BEGIN MATERIAL FOR THIS TASK

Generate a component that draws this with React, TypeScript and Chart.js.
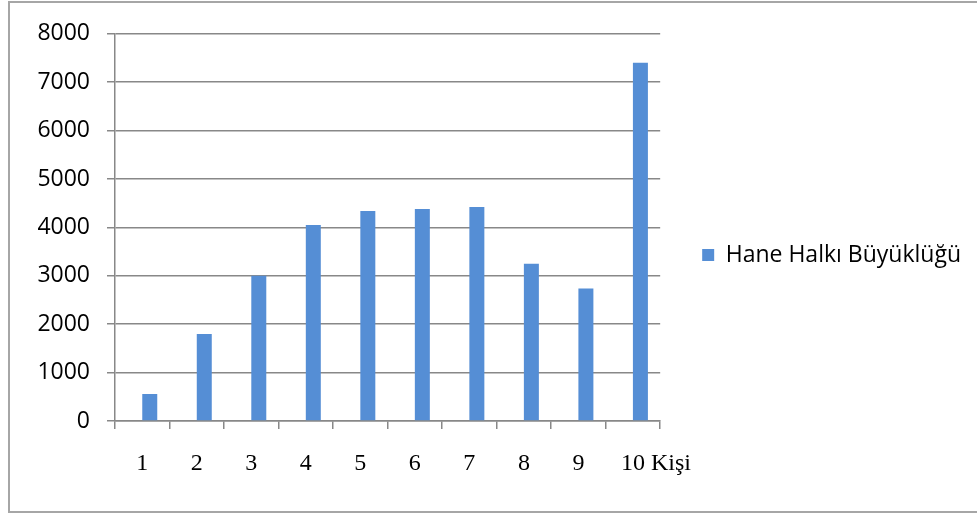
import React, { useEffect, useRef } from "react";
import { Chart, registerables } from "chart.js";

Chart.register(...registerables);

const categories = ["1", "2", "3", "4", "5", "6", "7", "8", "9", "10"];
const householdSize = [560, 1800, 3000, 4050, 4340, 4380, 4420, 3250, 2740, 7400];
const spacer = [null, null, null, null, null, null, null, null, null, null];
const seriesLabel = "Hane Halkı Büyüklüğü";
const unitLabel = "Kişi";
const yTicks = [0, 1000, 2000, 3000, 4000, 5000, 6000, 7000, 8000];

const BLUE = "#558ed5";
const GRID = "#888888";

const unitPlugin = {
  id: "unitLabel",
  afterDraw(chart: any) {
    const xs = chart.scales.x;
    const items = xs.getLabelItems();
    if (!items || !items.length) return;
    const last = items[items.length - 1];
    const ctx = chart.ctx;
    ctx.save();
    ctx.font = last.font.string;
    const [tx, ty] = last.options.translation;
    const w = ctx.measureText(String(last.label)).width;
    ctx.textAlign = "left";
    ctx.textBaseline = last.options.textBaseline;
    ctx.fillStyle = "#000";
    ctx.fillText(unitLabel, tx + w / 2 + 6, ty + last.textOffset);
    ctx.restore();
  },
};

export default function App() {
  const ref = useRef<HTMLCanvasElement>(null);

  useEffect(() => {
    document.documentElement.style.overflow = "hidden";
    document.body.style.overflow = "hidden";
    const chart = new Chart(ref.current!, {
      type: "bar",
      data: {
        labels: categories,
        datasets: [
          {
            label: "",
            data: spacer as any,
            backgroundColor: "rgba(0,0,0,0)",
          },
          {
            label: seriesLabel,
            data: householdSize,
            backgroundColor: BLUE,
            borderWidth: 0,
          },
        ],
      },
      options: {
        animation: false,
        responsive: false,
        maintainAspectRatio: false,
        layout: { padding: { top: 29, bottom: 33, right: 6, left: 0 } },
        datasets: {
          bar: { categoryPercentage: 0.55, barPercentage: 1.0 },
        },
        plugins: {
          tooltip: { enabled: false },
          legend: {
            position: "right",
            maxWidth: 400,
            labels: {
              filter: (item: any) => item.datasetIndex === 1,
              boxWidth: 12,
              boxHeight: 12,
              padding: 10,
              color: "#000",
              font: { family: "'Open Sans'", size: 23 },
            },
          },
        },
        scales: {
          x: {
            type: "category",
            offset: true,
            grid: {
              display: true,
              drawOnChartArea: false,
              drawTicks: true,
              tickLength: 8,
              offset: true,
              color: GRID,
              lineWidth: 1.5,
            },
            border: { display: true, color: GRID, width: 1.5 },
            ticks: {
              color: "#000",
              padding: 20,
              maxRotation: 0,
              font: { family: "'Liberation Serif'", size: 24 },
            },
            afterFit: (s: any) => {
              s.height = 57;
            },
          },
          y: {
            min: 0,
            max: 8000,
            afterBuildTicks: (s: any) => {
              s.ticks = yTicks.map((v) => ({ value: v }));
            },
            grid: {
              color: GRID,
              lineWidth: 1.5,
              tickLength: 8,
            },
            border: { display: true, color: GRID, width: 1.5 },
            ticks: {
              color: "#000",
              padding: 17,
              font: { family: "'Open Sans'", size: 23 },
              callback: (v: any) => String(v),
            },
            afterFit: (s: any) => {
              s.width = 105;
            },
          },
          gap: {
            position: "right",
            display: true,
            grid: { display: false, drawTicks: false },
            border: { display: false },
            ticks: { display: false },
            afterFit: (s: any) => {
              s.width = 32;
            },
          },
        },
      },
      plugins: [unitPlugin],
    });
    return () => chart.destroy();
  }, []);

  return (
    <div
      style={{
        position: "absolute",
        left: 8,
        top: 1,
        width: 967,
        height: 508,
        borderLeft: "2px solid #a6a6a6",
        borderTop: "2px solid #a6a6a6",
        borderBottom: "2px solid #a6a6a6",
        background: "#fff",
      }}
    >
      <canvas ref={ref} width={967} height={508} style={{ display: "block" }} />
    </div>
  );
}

END MATERIAL FOR THIS TASK
BEGIN MATERIAL FOR THIS TASK

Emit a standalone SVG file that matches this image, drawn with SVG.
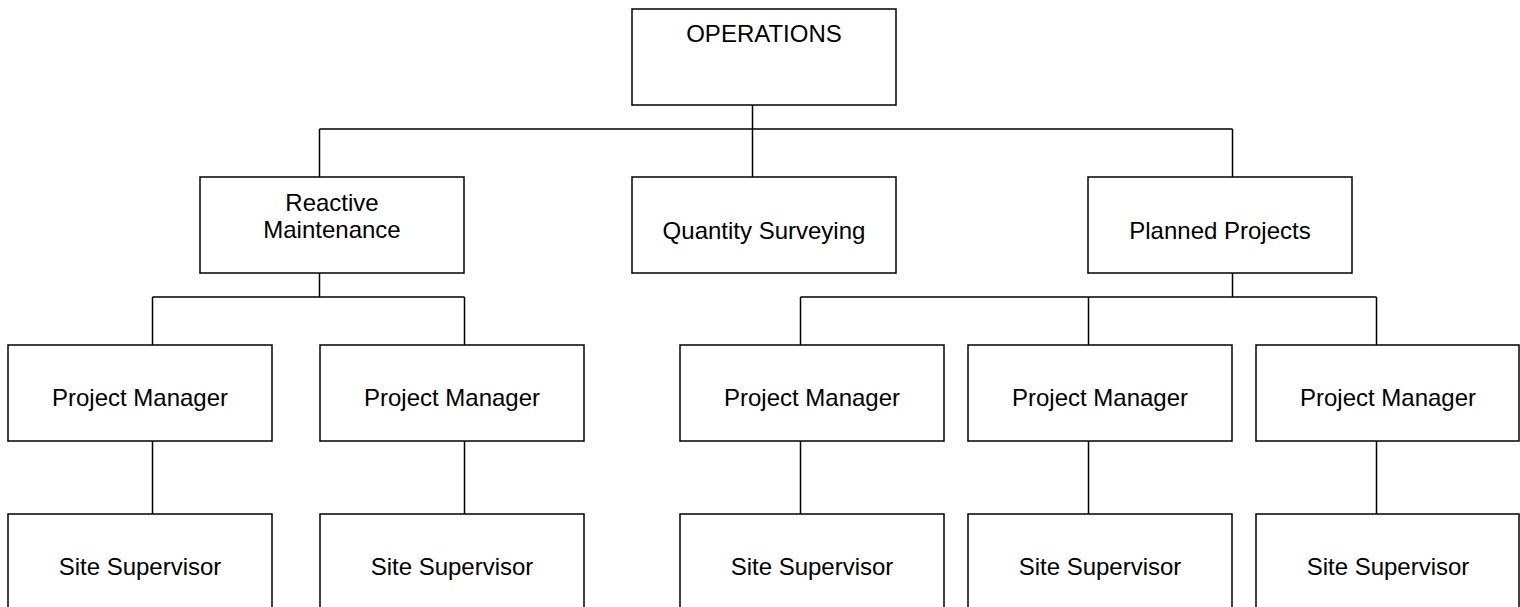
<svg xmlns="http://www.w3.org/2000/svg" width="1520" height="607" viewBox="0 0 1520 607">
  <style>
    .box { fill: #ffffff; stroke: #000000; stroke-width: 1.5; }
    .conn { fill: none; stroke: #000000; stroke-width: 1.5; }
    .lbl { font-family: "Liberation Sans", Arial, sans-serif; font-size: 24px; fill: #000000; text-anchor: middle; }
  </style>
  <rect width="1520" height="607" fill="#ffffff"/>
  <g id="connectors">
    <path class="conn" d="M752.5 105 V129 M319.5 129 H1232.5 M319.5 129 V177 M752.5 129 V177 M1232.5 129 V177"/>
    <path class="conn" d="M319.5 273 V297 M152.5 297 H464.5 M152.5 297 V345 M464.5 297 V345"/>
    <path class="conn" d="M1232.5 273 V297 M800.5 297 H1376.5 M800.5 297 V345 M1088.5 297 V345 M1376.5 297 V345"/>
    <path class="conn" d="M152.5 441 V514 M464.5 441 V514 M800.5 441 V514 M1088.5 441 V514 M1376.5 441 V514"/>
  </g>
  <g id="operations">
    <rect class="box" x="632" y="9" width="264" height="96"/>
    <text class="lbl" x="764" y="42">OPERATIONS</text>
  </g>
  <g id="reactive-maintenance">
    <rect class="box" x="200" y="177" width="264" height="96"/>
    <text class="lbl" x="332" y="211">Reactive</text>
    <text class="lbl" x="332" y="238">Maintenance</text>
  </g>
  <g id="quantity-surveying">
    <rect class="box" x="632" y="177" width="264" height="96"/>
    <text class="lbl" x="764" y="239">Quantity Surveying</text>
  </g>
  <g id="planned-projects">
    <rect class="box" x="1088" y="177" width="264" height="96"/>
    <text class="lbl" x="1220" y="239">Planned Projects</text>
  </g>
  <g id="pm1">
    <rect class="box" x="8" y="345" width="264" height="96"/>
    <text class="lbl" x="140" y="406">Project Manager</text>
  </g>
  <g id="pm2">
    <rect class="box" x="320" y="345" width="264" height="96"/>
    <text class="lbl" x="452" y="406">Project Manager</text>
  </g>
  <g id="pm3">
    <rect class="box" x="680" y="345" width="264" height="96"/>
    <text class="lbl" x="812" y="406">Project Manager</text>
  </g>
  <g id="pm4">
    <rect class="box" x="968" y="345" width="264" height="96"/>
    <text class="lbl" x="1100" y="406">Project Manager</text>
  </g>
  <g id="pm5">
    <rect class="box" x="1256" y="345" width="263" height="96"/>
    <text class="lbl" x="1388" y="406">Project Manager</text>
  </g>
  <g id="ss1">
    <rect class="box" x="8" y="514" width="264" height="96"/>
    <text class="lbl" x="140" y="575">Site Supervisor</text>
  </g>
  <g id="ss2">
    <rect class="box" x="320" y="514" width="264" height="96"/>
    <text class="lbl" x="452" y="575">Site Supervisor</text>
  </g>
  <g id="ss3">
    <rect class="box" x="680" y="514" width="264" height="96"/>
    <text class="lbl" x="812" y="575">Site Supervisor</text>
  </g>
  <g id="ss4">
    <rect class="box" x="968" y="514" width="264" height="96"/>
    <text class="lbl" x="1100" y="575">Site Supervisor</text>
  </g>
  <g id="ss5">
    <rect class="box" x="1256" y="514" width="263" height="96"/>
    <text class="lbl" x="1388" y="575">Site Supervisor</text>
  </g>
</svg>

END MATERIAL FOR THIS TASK

**STATED EXERCISE**
With the pictures removed from your copy, retype the lines above from the one that contains "Generate a component" through the one that contains "const ref = useRef<HTMLCanvasElement>(null);", exactly.

**FINAL ANSWER**
Generate a component that draws this with React, TypeScript and Chart.js.
import React, { useEffect, useRef } from "react";
import { Chart, registerables } from "chart.js";

Chart.register(...registerables);

const categories = ["1", "2", "3", "4", "5", "6", "7", "8", "9", "10"];
const householdSize = [560, 1800, 3000, 4050, 4340, 4380, 4420, 3250, 2740, 7400];
const spacer = [null, null, null, null, null, null, null, null, null, null];
const seriesLabel = "Hane Halkı Büyüklüğü";
const unitLabel = "Kişi";
const yTicks = [0, 1000, 2000, 3000, 4000, 5000, 6000, 7000, 8000];

const BLUE = "#558ed5";
const GRID = "#888888";

const unitPlugin = {
  id: "unitLabel",
  afterDraw(chart: any) {
    const xs = chart.scales.x;
    const items = xs.getLabelItems();
    if (!items || !items.length) return;
    const last = items[items.length - 1];
    const ctx = chart.ctx;
    ctx.save();
    ctx.font = last.font.string;
    const [tx, ty] = last.options.translation;
    const w = ctx.measureText(String(last.label)).width;
    ctx.textAlign = "left";
    ctx.textBaseline = last.options.textBaseline;
    ctx.fillStyle = "#000";
    ctx.fillText(unitLabel, tx + w / 2 + 6, ty + last.textOffset);
    ctx.restore();
  },
};

export default function App() {
  const ref = useRef<HTMLCanvasElement>(null);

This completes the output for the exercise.